The most important thing is learning whether it’s useful or at least promising to your target customer. If you can’t get people who aren't already your biggest fans to care or engage regularly, you’re in the danger zone.
If you’re building something new on top of a product that’s already viable, do everything you can to avoid committing to build unrelated features after what’s in progress is slated to be done. Especially when you really need what’s in progress to work.
It’s not too controversial to say you should have conversations with customers and potential customers regularly.3
The challenge is that having the wrong kinds of conversations can give you what feels like validation but isn’t. There are great ways to do ongoing research that aren’t heavyweight or crazy expensive.
The Mom test is a short book4 and should be required reading for any founder or practitioner in this business.
More formal switch interviews and continuous discovery practices are more effort to learn, but can pay big dividends.
Whatever you do, don’t avoid including key team members from all disciplines when having and especially digesting the customer conversations you have.
Including members from design, development, etc. often uncovers many more insights vs. trying to translate your own takeaways into “requirements”. Without that, a ton of important context gets lost for the people crafting the actual solutions.
It’s easy to figure out whether you’re making the revenue and the margins you need to hit growth and profitability targets.
The problem with the financial metrics is that they happen as the result of work that was done in the past. Maybe a long time in the past.

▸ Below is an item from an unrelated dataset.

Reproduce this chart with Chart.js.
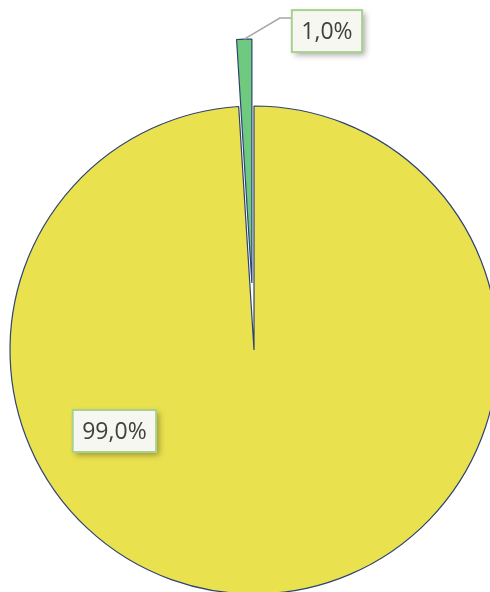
<!DOCTYPE html>
<html>
<head>
<meta charset="utf-8">
<script src="https://cdn.jsdelivr.net/npm/chart.js@4"></script>
<style>
  html, body { margin: 0; padding: 0; background: #fff; overflow: hidden; width: 490px; height: 592px; }
  #wrap { position: absolute; left: 0; top: 0; width: 508px; height: 700px; }
</style>
</head>
<body>
<div id="wrap"><canvas id="pie" width="508" height="700"></canvas></div>
<script>
// chart data
const categories = ["A", "B"];
const values = [99.0, 1.0];
const pctLabels = ["99,0%", "1,0%"];
const sliceColors = ["#EAE14E", "#6FCA7F"];
const explode = [0, 67]; // pull-out of each slice, px

// label boxes, placed relative to the pie (fractions of radius)
const labelPlacement = [
  { dx: -0.572, dy: 0.332, leader: false },
  { dx: 0.299, dy: -1.307, leader: true }
];

// Chart.js offset also shrinks the slice, so move the exploded arcs by translating instead
const explodePlugin = {
  id: 'explode',
  beforeDatasetsDraw(chart) {
    const meta = chart.getDatasetMeta(0);
    meta.data.forEach((arc, i) => {
      if (!explode[i] || arc._exploded) return;
      const baseDraw = Object.getPrototypeOf(arc).draw;
      arc.draw = function (ctx, area) {
        const mid = (this.startAngle + this.endAngle) / 2;
        ctx.save();
        ctx.translate(Math.cos(mid) * explode[i], Math.sin(mid) * explode[i]);
        baseDraw.call(this, ctx, area);
        ctx.restore();
      };
      arc._exploded = true;
    });
  }
};

const labelPlugin = {
  id: 'boxLabels',
  afterDatasetsDraw(chart) {
    const {ctx} = chart;
    const meta = chart.getDatasetMeta(0);
    ctx.save();
    ctx.font = '23px "Open Sans", "Noto Sans", sans-serif';
    ctx.textBaseline = 'middle';
    ctx.textAlign = 'center';
    meta.data.forEach((arc, i) => {
      const r = arc.outerRadius;
      const p = labelPlacement[i];
      const cx = arc.x + p.dx * r;
      const cy = arc.y + p.dy * r;
      const txt = pctLabels[i];
      const w = ctx.measureText(txt).width + 19;
      const h = 42;
      const bx = cx - w / 2, by = cy - h / 2;

      if (p.leader) {
        const mid = (arc.startAngle + arc.endAngle) / 2;
        const ox = arc.x + Math.cos(mid) * (r + explode[i]);
        const oy = arc.y + Math.sin(mid) * (r + explode[i]);
        ctx.strokeStyle = '#A6A6A6';
        ctx.lineWidth = 1.5;
        ctx.beginPath();
        ctx.moveTo(ox, oy);
        ctx.lineTo(bx - 12, by + 8);
        ctx.lineTo(bx, by + 8);
        ctx.stroke();
      }

      ctx.save();
      ctx.shadowColor = 'rgba(0,0,0,0.35)';
      ctx.shadowBlur = 6;
      ctx.shadowOffsetX = 3;
      ctx.shadowOffsetY = 3;
      ctx.fillStyle = '#F7F7F2';
      ctx.fillRect(bx, by, w, h);
      ctx.restore();
      ctx.strokeStyle = '#A9D18E';
      ctx.lineWidth = 2;
      ctx.strokeRect(bx, by, w, h);
      ctx.fillStyle = '#404040';
      ctx.fillText(txt, cx, cy + 1);
    });
    ctx.restore();
  }
};

const canvas = document.getElementById('pie');
const ctx = canvas.getContext('2d');

new Chart(ctx, {
  type: 'pie',
  data: {
    labels: categories,
    datasets: [{
      data: values,
      backgroundColor: sliceColors,
      borderColor: '#2E4372',
      borderWidth: 1.2
    }]
  },
  options: {
    responsive: false,
    animation: false,
    radius: 244,
    layout: { padding: 0 },
    events: [],
    plugins: {
      legend: { display: false },
      tooltip: { enabled: false }
    }
  },
  plugins: [explodePlugin, labelPlugin]
});
</script>
</body>
</html>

What can you measure to help you know whether you’re on the right track right now?
Most often, “leading” indicators of success won’t be obvious at first. Finding a product's north star is not as easy as looking at the sky for the brightest light. Take your first best guesses, make sure you can measure and report on them, then review. Including team members is also crucial here.
Plan for the time to update measurements as you learn more over time and find where the correlations are. Being able to measure success indicators should be as core to your product development process as testing that a new feature is working.
Again, what your target customers do is a much more important validation signal than what they say they will do.
How can you build in such a way that you can measure actions and not words sooner?
Back to 2015.
After some weeks of scrambling post launch, we did get back to doing things that didn’t scale and found many ways to shorten our feedback loop. We did some really clever experiments I’m proud of and got some great insights from customer interviews.
But, it was too late. We had burned too much money and couldn’t recover enough momentum before we just ran out of cash.
You might think it was obvious we were making a dumb move in trying to build so much of our vision before launching. We were convinced we had to have at least a little bit of every piece in place for it to be valuable to customers.
In my experience, it’s by far the most common approach people take when building something new and ambitious5.
Again, sometimes it works! Just not near as often as it’s tried.
Odds are, most people who do this work will have to learn the lesson the hard way along with me. Maybe more than once.
Find ways to feed your optimism without believing too much of your own hype. Never stop investing in effective discovery and testing out insights ASAP. It’s simple, but not easy.
Good luck!
Building something ambitious and want my help increasing your odds of success and avoiding this and other mistakes? Let's chat.
At the time in 2014, this was a relatively large seed round, especially for a company based in the midwest.
↩SIX months later to be specific. 🤦♂️
↩Don't get me started on faster horses.
↩The Mom Test is also the best and most natural audiobook in the genre I’ve ever listened to, if you like reading by listening.
↩See also: rebuilding something that works but has limitations with new, better tech. This scenario is probably the source of the second biggest mistake in digital products. It has similar symptoms and usually costs way more than people expect.